Un pedazo de pan


             Es que en casa no compraban pan. El pan era un bien reservado para ocasiones especiales y yo me acostumbré a no comerlo salvo en ellas y creo que la razón de todo esto era porque el pan engordaba según mi mamá. Recuerdo que al regreso del jardín, ya fuera en el auto con Alberto o en el ciento dos con Loli, yo experimentaba una de las alegrías más memorables de mis escasos cuatro años de lo cual hice el primer ritual de mi vida. Vivíamos por entonces en Montevideo al mil setecientos, en el legendario cuarto piso y Héctor, el encargado del edificio, junto a su mujer llamada Mari en la planta baja en un departamento al cual nunca entré pero del cual recuerdo con exactitud su olor, un olor a calor de hogar. Mi extenuante horario de jardín era de nueve a doce treinta y aunque nos daban galletitas con jugo en uno de los dos recreos que teníamos,  yo llegaba a almorzar a mi casa con mucha
 hambre. Yo era en esa época un personajito un poco caricaturesco, con una cabeza llena de rulos, bucles que se entrelazaban en todas direcciones, una sonrisa muy pícara y soñadora y un delantal a cuadraditos verde y blanco acompañado de unos zapatos marrones, y si mal no recuerdo, ortopédicos. Lo cierto era que al volver del jardín y después de saludar a Héctor en la puerta, porque a esa hora el estaba casi siempre parado en la puerta o hablando con Minguito, el encargado del edificio de al lado, yo me encaminaba sin dudar hacia la puerta de Mari. Me animaría a decir que el orden de los eventos casi nunca sucedía de otra manera que la siguiente: tocaba la puerta, Mari abría y mirando hacia abajo y sonriéndome me saludaba, mis palabras siguientes eran: Hola Mari, ¿me das un pedazo de pan? Y ella decía pero claro, Morenita, y sacaba un pedazo de pan de una bolsa de supermercado casi siempre blanca Así era cada vez que podía o encontraba a Mari en su casa, a veces me ganaba la ansiedad y en la puerta de calle le preguntaba a Héctor si ella estaba.

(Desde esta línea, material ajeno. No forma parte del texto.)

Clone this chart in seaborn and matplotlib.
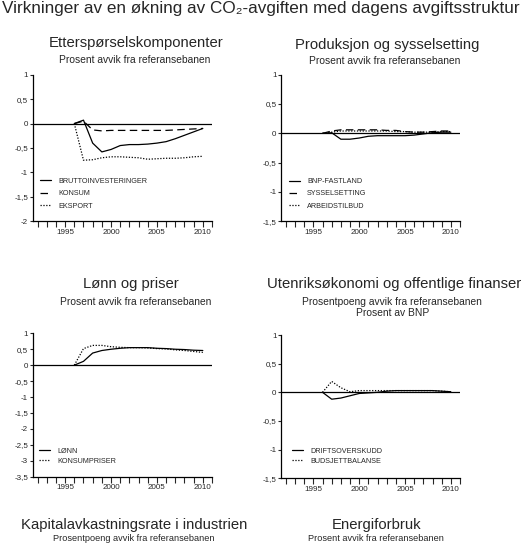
import matplotlib
matplotlib.use("Agg")
import matplotlib.pyplot as plt
import seaborn as sns

# =========================
# Data (lest av figuren)
# =========================
aar = list(range(1996, 2011))

brutto = [0, 0.07, -0.40, -0.58, -0.53, -0.45, -0.43, -0.43, -0.42, -0.40, -0.37, -0.31, -0.24, -0.17, -0.10]
konsum = [0, 0.05, -0.13, -0.15, -0.14, -0.14, -0.14, -0.14, -0.14, -0.14, -0.14, -0.13, -0.12, -0.11, -0.10]
eksport = [0, -0.75, -0.74, -0.70, -0.68, -0.68, -0.69, -0.70, -0.73, -0.72, -0.71, -0.71, -0.70, -0.68, -0.67]

bnp = [0, 0.01, -0.10, -0.10, -0.08, -0.05, -0.04, -0.04, -0.04, -0.04, -0.03, -0.01, 0.01, 0.02, 0.02]
syssel = [0, 0.04, 0.06, 0.06, 0.06, 0.06, 0.06, 0.05, 0.05, 0.03, 0.02, 0.02, 0.03, 0.04, 0.04]
arbeid = [0, 0.02, 0.04, 0.04, 0.04, 0.04, 0.04, 0.04, 0.03, 0.03, 0.02, 0.02, 0.02, 0.03, 0.03]

lonn = [0, 0.12, 0.38, 0.46, 0.50, 0.53, 0.55, 0.55, 0.55, 0.53, 0.52, 0.50, 0.49, 0.47, 0.46]
kpi = [0, 0.52, 0.62, 0.62, 0.58, 0.56, 0.55, 0.55, 0.54, 0.52, 0.51, 0.48, 0.46, 0.43, 0.40]

drift = [0, -0.12, -0.10, -0.06, -0.02, -0.01, 0.00, 0.02, 0.03, 0.03, 0.03, 0.03, 0.03, 0.02, 0.01]
budsjett = [0, 0.19, 0.08, 0.01, 0.03, 0.03, 0.03, 0.03, 0.03, 0.03, 0.03, 0.03, 0.03, 0.02, 0.01]

x_ticks = list(range(1992, 2012))
x_labels = [str(a) if a % 5 == 0 else "" for a in x_ticks]

y_ticks_2 = [1, 0.5, 0, -0.5, -1, -1.5, -2]
y_labels_2 = ["1", "0,5", "0", "-0,5", "-1", "-1,5", "-2"]
y_ticks_15 = [1, 0.5, 0, -0.5, -1, -1.5]
y_labels_15 = ["1", "0,5", "0", "-0,5", "-1", "-1,5"]
y_ticks_35 = [1, 0.5, 0, -0.5, -1, -1.5, -2, -2.5, -3, -3.5]
y_labels_35 = ["1", "0,5", "0", "-0,5", "-1", "-1,5", "-2", "-2,5", "-3", "-3,5"]

# =========================
# Oppsett
# =========================
sns.set_style("white")
plt.rcParams["font.family"] = ["Liberation Sans", "DejaVu Sans"]

W, H = 523, 543
fig = plt.figure(figsize=(W / 100, H / 100), dpi=100)

HEL = "-"
STIPLET = (0, (6, 3.5))
PRIKK = (0, (1, 1.3))


def piksel(l, t, r, b):
    return [l / W, 1 - b / H, (r - l) / W, (b - t) / H]


def tekst(x, y, s, size, **kw):
    fig.text(x / W, 1 - y / H, s, ha="center", va="center", fontsize=size, **kw)


def tegn_panel(boks, serier, ylim, yticks, ylabels, anker, radavstand):
    ax = fig.add_axes(piksel(*boks))
    for navn, verdier, stil in serier:
        sns.lineplot(x=aar, y=verdier, ax=ax, color="black", lw=0.9,
                     linestyle=stil, label=navn)
    ax.axhline(0, color="black", lw=0.9)
    ax.set_xlim(1991.5, 2011)
    ax.set_ylim(*ylim)
    ax.set_xticks(x_ticks)
    ax.set_xticklabels(x_labels)
    ax.set_yticks(yticks)
    ax.set_yticklabels(ylabels)
    for s in ["top", "right"]:
        ax.spines[s].set_visible(False)
    for s in ["left", "bottom"]:
        ax.spines[s].set_linewidth(0.9)
        ax.spines[s].set_color("black")
    ax.tick_params(axis="x", direction="out", length=4, width=0.8,
                   labelsize=5.8, pad=1.5, bottom=True)
    ax.tick_params(axis="y", direction="out", length=2.5, width=0.8,
                   labelsize=5.8, pad=1, left=True)
    ax.set_xlabel("")
    ax.set_ylabel("")
    ax.legend(loc="lower left", bbox_to_anchor=anker, frameon=False,
              fontsize=5.2, handlelength=1.5, handletextpad=1.0,
              labelspacing=radavstand, borderpad=0, borderaxespad=0)
    return ax


# =========================
# Tekster
# =========================
tekst(261, 9, "Virkninger av en økning av CO₂-avgiften med dagens avgiftsstruktur", 12.3)

tekst(136, 43, "Etterspørselskomponenter", 10.7)
tekst(135, 60, "Prosent avvik fra referansebanen", 7.4)
tekst(387, 45, "Produksjon og sysselsetting", 10.7)
tekst(385, 61, "Prosent avvik fra referansebanen", 7.4)

tekst(131, 284, "Lønn og priser", 10.7)
tekst(136, 302, "Prosent avvik fra referansebanen", 7.4)
tekst(394, 284, "Utenriksøkonomi og offentlige finanser", 10.7)
tekst(392, 302, "Prosentpoeng avvik fra referansebanen", 7.4)
tekst(393, 313, "Prosent av BNP", 7.4)

tekst(134, 525.5, "Kapitalavkastningsrate i industrien", 10.7)
tekst(134, 538.5, "Prosentpoeng avvik fra referansebanen", 6.6)
tekst(377, 525.5, "Energiforbruk", 10.7)
tekst(376, 538.5, "Prosent avvik fra referansebanen", 6.6)

# =========================
# Paneler
# =========================
tegn_panel((33, 74.7, 212, 221.3),
           [("BRUTTOINVESTERINGER", brutto, HEL),
            ("KONSUM", konsum, STIPLET),
            ("EKSPORT", eksport, PRIKK)],
           (-2, 1), y_ticks_2, y_labels_2, (0.04, 0.08), 0.75)

tegn_panel((281.3, 74.7, 460, 221.3),
           [("BNP-FASTLAND", bnp, HEL),
            ("SYSSELSETTING", syssel, STIPLET),
            ("ARBEIDSTILBUD", arbeid, PRIKK)],
           (-1.5, 1), y_ticks_15, y_labels_15, (0.043, 0.08), 0.7)

tegn_panel((33, 333.3, 212, 476.7),
           [("LØNN", lonn, HEL),
            ("KONSUMPRISER", kpi, PRIKK)],
           (-3.5, 1), y_ticks_35, y_labels_35, (0.034, 0.082), 0.45)

tegn_panel((281.3, 335, 460, 478.3),
           [("DRIFTSOVERSKUDD", drift, HEL),
            ("BUDSJETTBALANSE", budsjett, PRIKK)],
           (-1.5, 1), y_ticks_15, y_labels_15, (0.06, 0.093), 0.45)

fig.savefig("out.png", dpi=100)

Héctor murió de cáncer unos años después, recuerdo ese momento con mucha tristeza. Era un gran tipo según me contaron y se había vuelto familia como todas las personas que trabajan con mis padres durante tanto tiempo y se van haciendo un lugar en el afecto y la memoria. Lo veo desdibujado en mis recuerdos, pero sí tengo presente su contextura grande y una sonrisa fresca y sincera.
Ahora soy yo quien mira y abraza a  Mari de arriba hacia abajo. Después de veinte años, yo crecí y ella mantuvo su estatura de siempre que por lo que veo era baja, pero mi  poco más de medio metro no me permitía percibirlo en su momento. Unos años antes de que Héctor muriera, papá les ofreció encargarse de la quinta en Pacheco y ser los caseros. Así fue que dejaron la conserjería de Montevideo milsietecinconueve de la capital federal y se instalaron en Romero trescincuenta en la provincia de Buenos Aires. Desde entonces Mari es ese recuerdo y es presente. Cada vez que la veo me pregunta por qué voy tan poco, que la tengo abandonada y yo le digo que porque estoy trabajando mucho y a veces me cuesta desconectarme. Hoy me lo volvió a decir.